The King’s Grace
Grace Plantagenet is a bastard child of King Edward IV and, after his death, finds her way to the household of Edward’s wife, Elizabeth Woodville, to be incorporated into the family with all the good—and bad—that entails. How just plain Grace blossoms into the Lady Grace is a beautiful, often moving and extremely satisfying journey.
Rather than being treated as another royal by-blow, Grace is taken under her stepmother’s wing and is given the same benefits, advice and love that her other siblings receive. In return, Grace stands firm by Elizabeth Woodville until her end. She and her sisters, primarily Bess and Cecily, form a fast and unbreakable bond. But more even than her loyalty, Grace’s intuitiveness and “street smarts” stand her in remarkable stead, most especially with the overriding passion of her early life, John Plantagenet, Richard III’s bastard son by Kate Haute (see the author’s A Rose for a Crown) and, later, with the pretender, Perkin Warbeck.
This expansive novel is, after all, particularly about Perkin, the story of whom is brilliantly interwoven with Grace’s own. Indeed, Grace is both the eyes and ears of the Tudor court and that of the surviving Yorkists, who hope to overthrow Henry VII.
I have read—and reviewed—all of Easter Smith’s novels, of which this is third. Although I have enjoyed each offering immensely, this one is the richest, most engrossing tapestry of royal life.
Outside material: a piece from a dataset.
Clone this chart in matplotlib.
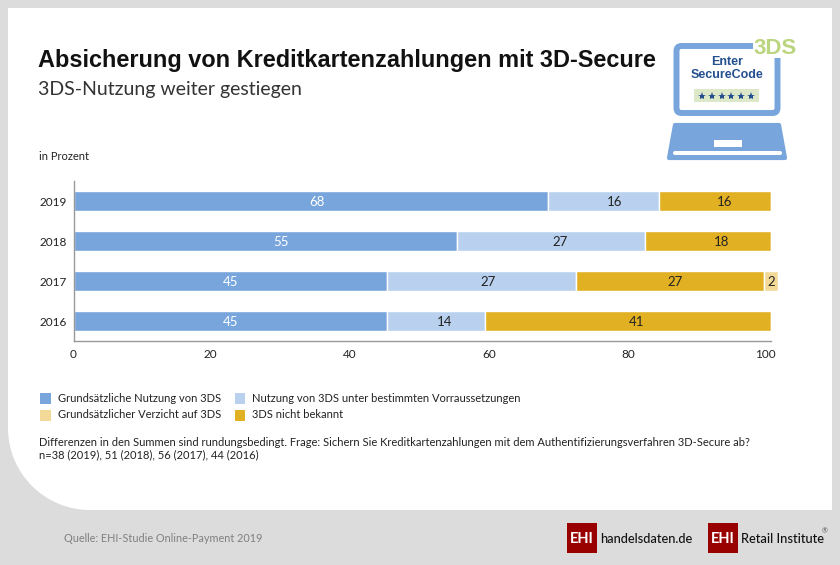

Easter Smith has the ability to grab you, sweep you along with the story and make you fall in love with the characters. She has managed to take one fleeting historical reference to a Grace Plantagenet and spin a glorious tale based upon fact and pure imagination.
You know you have loved a book when you’re sad it ends. I cannot recommend it enough—and it is absolutely a wonderful winter read!